Professional ratings
Review scores
| Source | Rating |
| AllMusic |  |
| Rolling Stone |  |

==Commercial performance==
Ocean debuted at number two on the US Top Latin Albums chart, earning 12,000 album-equivalent units (including 2,000 copies in pure album sales) in its first week. This became Karol G's second top-ten debut on the chart. The album also debuted at number 54 on the US Billboard 200 and number two on the US Latin Rhythm Albums charts respectively. In addition, the album accumulated a total of 10.9 million on-demand audio streams for its songs.

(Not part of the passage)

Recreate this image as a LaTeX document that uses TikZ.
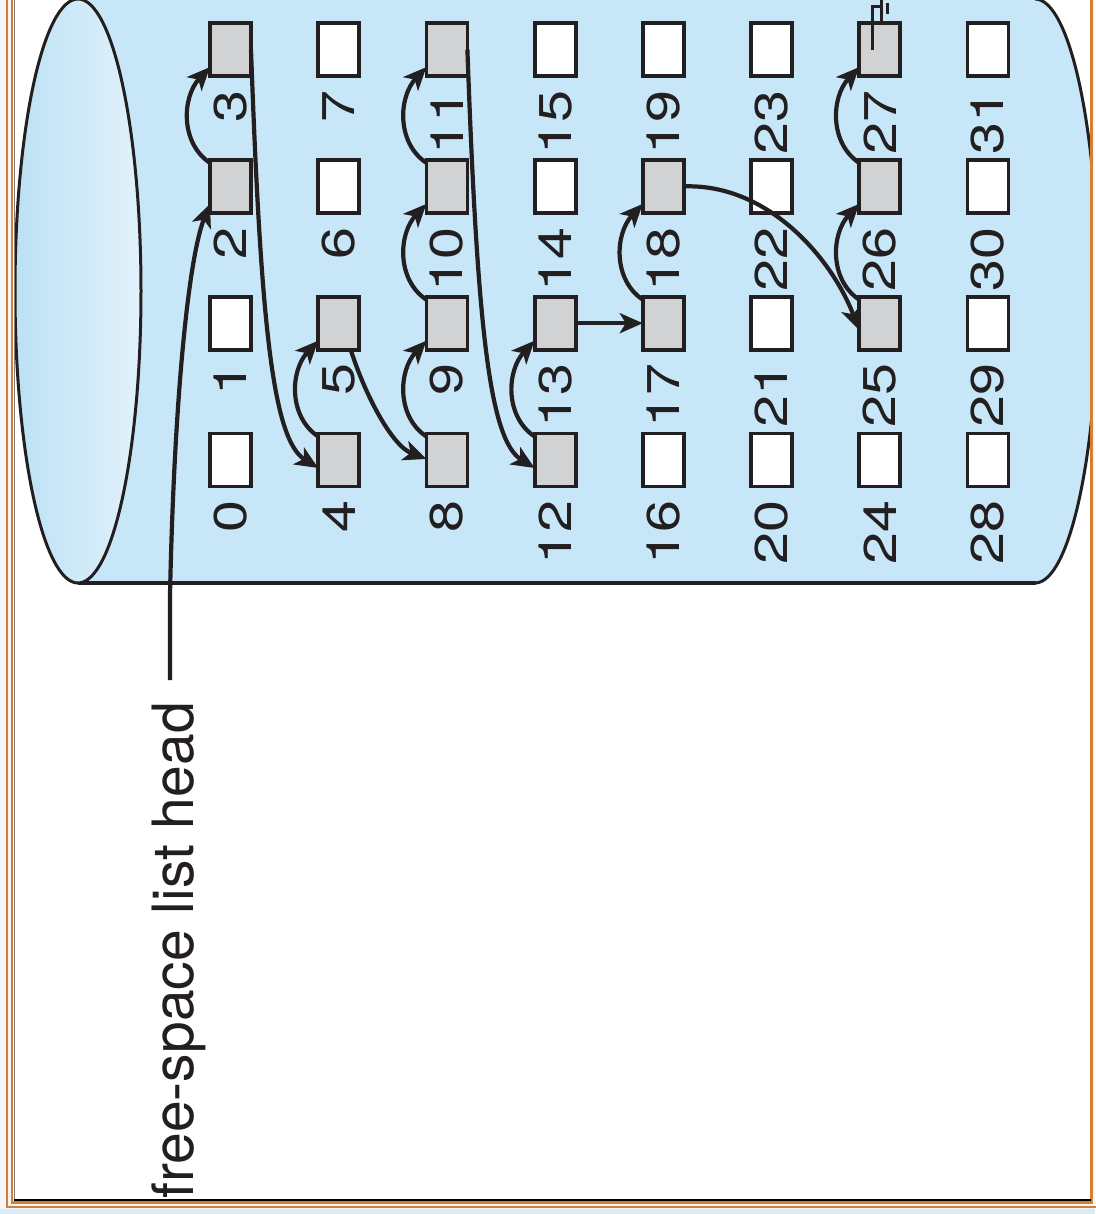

On September 12, 2019, the album was certified five times platinum by the Latin Recording Industry Association of America (RIAA) for combined sales and album-equivalent units of over 300,000 units in the United States.

==Track listing ==
Credits were adapted from Apple Music and Genius.

Ocean
| No. | Title | Writer(s) | Producer(s) | Length |
|---|---|---|---|---|
| 1. | "Ocean" | Carolina Giraldo; Carlos Morales; Daniel Echavarría Oviedo; Jorge Valdés Vázquez; | Ovy on the Drums | 2:33 |
| 2. | "Punto G" | Giraldo; Andy Clay; Antonio Rayo; | Andy Clay; Rayito; | 3:01 |
| 3. | "Love with a Quality" (featuring Damian Marley) | Giraldo; Damian Marley; Oviedo; | Ovy on the Drums | 3:41 |
| 4. | "Baby" | Giraldo; Alejandro Ramirez; | Sky Rompiendo | 3:58 |
| 5. | "Sin Corazón" | Giraldo; Cristian Colon; Luian Malavé Nieves; Oviedo; Miguel Perez; Ervin Quiroz; Héctor Ramos; Emmanuel Santiago; Edgar Semper; Xavier Semper; | DJ Luian; Mambo Kingz; EQ el Equalizer; Cristian Colon; Miguel Perez; Cris Serrano; | 2:49 |
| 6. | "Dices Que Te Vas" (featuring Anuel AA) | Giraldo; Santiago; José Gazmey Santiago; | Ovy on the Drums | 3:23 |
| 7. | "Pineapple" | Giraldo; Ricardo Montaner; Mauricio Montaner; Ramirez; | Sky Rompiendo | 2:58 |
| 8. | "La Vida Continuó" (featuring Simone & Simaria) | Giraldo; Oviedo; Rafael Silva de Queiroz; Kristopher Salazar; | Ovy on the Drums | 2:45 |
| 9. | "Bebesita" | Giraldo; Jorge Cedeño Echevarria; Joan Gonzalez; Carlos Ortiz; Juan Rivera; Miguel Antonio Muñoz Rohena; Santiago; | Chris Jedi; Gaby Music; | 3:02 |
| 10. | "Culpables" (with Anuel AA) | Giraldo; Ortiz; Oviedo; Rivera; Santiago; | Jeday | 3:46 |
| 11. | "Mi Cama" | Giraldo; Clay; René Cano; Rayo; Omar Sabino; | Clay; Rayito; | 2:30 |
| 12. | "La Ocasión Perfecta" (featuring Yandel) | Giraldo; Llandel Veguilla; Oviedo; Victor Viera; | Ovy on the Drums; Jumbo; | 3:41 |
| 13. | "Créeme" (with Maluma) | Giraldo; Juan Luis Londoño Arias; Cano; Filly Shakal Lima; Kevyn Mauricio Cruz Moreno; Juan Camilo Vargas; Lenin Yorney; | Lexuz; Bull Nene; Keityn; Shakal; | 3:32 |
| 14. | "Go Karo" | Giraldo; Pato Banton; Oviedo; | Ovy on the Drums | 2:28 |
| 15. | "Mi Cama (Remix)" (with J Balvin featuring Nicky Jam) | Giraldo; José Álvaro Osorio Balvín; Nick Rivera; Clay; Cano; Jesús Nieves Cortés; Juan Diego Medina; Rayo; Sabino; | Clay; Rayito; | 3:15 |
| 16. | "Yo Aprendí" (featuring Danay Suárez) | Giraldo; Danay Suárez; | Danay Suárez | 3:05 |
| Total length: |  |  |  | 50:57 |

==Charts==

===Weekly charts===

| Chart (2019) | Peak position |
|---|---|
| Spanish Albums (PROMUSICAE) | 82 |
| US Billboard 200 | 54 |
| US Top Latin Albums (Billboard) | 2 |
| US Latin Rhythm Albums (Billboard) | 2 |

===Year-end charts===

| Chart (2019) | Position |
|---|---|
| US Top Latin Albums (Billboard) | 14 |
| Chart (2020) | Position |
| US Top Latin Albums (Billboard) | 26 |
| Chart (2021) | Position |
| US Top Latin Albums (Billboard) | 39 |

==Certifications==

| Region | Certification | Certified units/sales |
| Argentina (CAPIF) | 2× Diamond | 270,000^{^} |
| Mexico (AMPROFON) | 2× Diamond+2× Platinum | 720,000^{‡} |
| United States (RIAA) | 5× Platinum (Latin) | 300,000^{‡} |
^{^} Shipments figures based on certification alone. ^{‡} Sales+streaming figures based on certification alone.